The result is useful to identify key words in a text content-wise.

3.3 Collocations and Bigrams

What’s a bigram?
A pair of words.

list(bigrams(['more', 'is', 'said', 'than', 'done']))

What is a collocation?
A sequence of words that occur together unusually often, and which are resistant to substitution with words that have similar meanings. A collocation is a frequent bigram.

text.collocations()

3.4 Counting Other Things

How to get the frequency distribution of the different word lengths?

fdist = FreqDist(len(w) for w in text)

How to obtain the max value in a list?

fdist.max()

How to access a given frequency in a frequency distribution?

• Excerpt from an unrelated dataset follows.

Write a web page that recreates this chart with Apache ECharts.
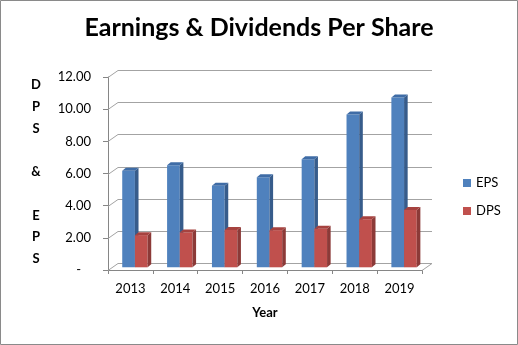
<!DOCTYPE html>
<html><head><meta charset="utf-8">
<script src="https://cdn.jsdelivr.net/npm/echarts@6/dist/echarts.min.js"></script>
<style>html,body{margin:0;padding:0;background:#fff}#c{width:518px;height:345px}</style>
</head><body><div id="c"></div>
<script>
const years = ['2013', '2014', '2015', '2016', '2017', '2018', '2019'];
const eps = [6.00, 6.35, 5.07, 5.60, 6.72, 9.50, 10.55];
const dps = [2.00, 2.17, 2.32, 2.31, 2.40, 2.99, 3.57];
const yTicks = [0, 2, 4, 6, 8, 10, 12];
const titleText = 'Earnings & Dividends Per Share';
const yAxisTitle = 'DPS & EPS';
const xAxisTitle = 'Year';

const FONT = 'Lato';
// 3D look parameters (style only)
const WX = 10, WY = -7;      // back wall offset
const D1X = 4.5, D1Y = -2.7; // bar front plane offset
const DX = 3.6, DY = -3;     // bar depth

function barRenderer(side, col) {
  return function (params, api) {
    const idx = api.value(0), v = api.value(1);
    const base = api.coord([idx, 0]);
    const top = api.coord([idx, v]);
    const band = api.size([1, 0])[0];
    const w = band * 0.283;
    const cx = base[0] + D1X;
    const x0 = side === 0 ? cx - w : cx;
    const x1 = x0 + w;
    const yb = base[1] + D1Y, yt = top[1] + D1Y;
    return {
      type: 'group', children: [
        { type: 'polygon', shape: { points: [[x0, yb], [x1, yb], [x1, yt], [x0, yt]] }, style: { fill: col.front } },
        { type: 'polygon', shape: { points: [[x1, yb], [x1 + DX, yb + DY], [x1 + DX, yt + DY], [x1, yt]] }, style: { fill: col.side } },
        { type: 'polygon', shape: { points: [[x0, yt], [x1, yt], [x1 + DX, yt + DY], [x0 + DX, yt + DY]] }, style: { fill: col.top } }
      ]
    };
  };
}

function frameRenderer(params, api) {
  const v = api.value(1);
  const p = api.coord([0, v]);
  const cs = params.coordSys;
  const x0 = cs.x, x1 = cs.x + cs.width;
  const y = Math.round(p[1]) + 0.5;
  const yb = Math.round(p[1] + WY) + 0.5;
  const children = [
    { type: 'polyline', shape: { points: [[x0, y], [x0 + WX, yb], [x1 + WX, yb]] }, style: { stroke: '#a3a3a3', lineWidth: 1, fill: null } }
  ];
  if (v === 0) {
    children.push({ type: 'line', shape: { x1: x1, y1: y, x2: x1 + WX, y2: yb }, style: { stroke: '#a3a3a3', lineWidth: 1 } });
  }
  return { type: 'group', children };
}

const chart = echarts.init(document.getElementById('c'), null, { renderer: 'canvas' });
chart.setOption({
  animation: false,
  backgroundColor: '#fff',
  textStyle: { fontFamily: FONT },
  title: {
    text: titleText, left: 'center', top: 10,
    textStyle: { fontFamily: FONT, fontWeight: 'bold', fontSize: 25, color: '#000' }
  },
  legend: {
    orient: 'vertical', left: 463, top: 175, itemWidth: 8, itemHeight: 8, itemGap: 12,
    icon: 'rect', padding: 0,
    textStyle: { fontFamily: FONT, fontSize: 13, color: '#000', lineHeight: 16 },
    data: ['EPS', 'DPS']
  },
  grid: { left: 108, right: 96, top: 77, bottom: 75 },
  xAxis: {
    type: 'category', data: years,
    axisLine: { lineStyle: { color: '#868686' } },
    axisTick: { show: true, length: 4, lineStyle: { color: '#868686' } },
    axisLabel: { fontFamily: FONT, fontSize: 13, color: '#000', margin: 12 },
    name: xAxisTitle, nameLocation: 'middle', nameGap: 36,
    nameTextStyle: { fontFamily: FONT, fontWeight: 'bold', fontSize: 13, color: '#000' }
  },
  yAxis: {
    type: 'value', min: 0, max: 12, interval: 2,
    axisLine: { show: true, lineStyle: { color: '#868686' } },
    axisTick: { show: true, length: 5, lineStyle: { color: '#868686' } },
    splitLine: { show: false },
    axisLabel: {
      fontFamily: FONT, fontSize: 13, color: '#000', margin: 17,
      formatter: v => v === 0 ? '-   ' : v.toFixed(2)
    }
  },
  graphic: [
    { type: 'rect', shape: { x: 0.5, y: 0.5, width: 517, height: 344 }, style: { fill: null, stroke: '#8a8a8a', lineWidth: 1 }, silent: true },
    {
      type: 'text', x: 36, y: 172,
      style: {
        text: yAxisTitle.split('').join('\n'), fontFamily: FONT, fontWeight: 'bold', fontSize: 13,
        lineHeight: 21.7, align: 'center', verticalAlign: 'middle', fill: '#000'
      }
    }
  ],
  series: [
    {
      type: 'custom', name: 'frame', silent: true, z: 1,
      data: yTicks.map(v => [0, v]), encode: { x: 0, y: 1 },
      renderItem: frameRenderer
    },
    {
      type: 'custom', name: 'EPS', z: 2,
      itemStyle: { color: '#4F81BD' },
      data: eps.map((v, i) => [i, v]), encode: { x: 0, y: 1 },
      renderItem: barRenderer(0, { front: '#4F81BD', side: '#375C8B', top: '#3F6CA6' })
    },
    {
      type: 'custom', name: 'DPS', z: 3,
      itemStyle: { color: '#C0504D' },
      data: dps.map((v, i) => [i, v]), encode: { x: 0, y: 1 },
      renderItem: barRenderer(1, { front: '#C0504D', side: '#8C3A38', top: '#A6423F' })
    }
  ]
});
</script>
</body></html>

fdist.freq(frequency_index)

4. Back to Python: making decisions and taking control

How to create an if statement in Python?

if len(word) < 5:
...    print('word length is less than 5')
elif token.istitle():
...     print(token, 'is a titlecase word')
else:
...     print(token, 'is punctuation')

How to create a loop in Python?

for word in ['Call', 'me', 'Ishmael', '.']:
...    print(word)

How to operate on every element of a loop?

[function(w) for w in text]

5. Automatic Natural Language Understanding

What is Word Sense Disambiguation?
It’s an area of NLP where we want to discover the intended meaning of a word in a given context.

What is Pronoun Resolution
It’s about detecting the subjects and objects of verbs, finding the antecedents of a word.

What is Anaphora Resolution?
It’s a part of pronoun resolution where we identify what a pronoun or noun refers to.

What is Semantic Role Labeling?
It’s about identifying how a noun relates to the verb. Also a part of Pronoun Resolution.

What is Text Alignment?
It’s a program automatically pairing up sentences. Once we have a million or more sentence pairs, we can detect corresponding words and phrases, and build a model that can be used for translating new text for example.

What is a Spoken Dialogue System?
It’s a pipeline of language understanding components to generate a speech answer to an audio question.

What is RTE (Recognizing Textual Entailment)?
It’s a challenge in language understanding where you try to automatically verify an hypothesis from statements given previously.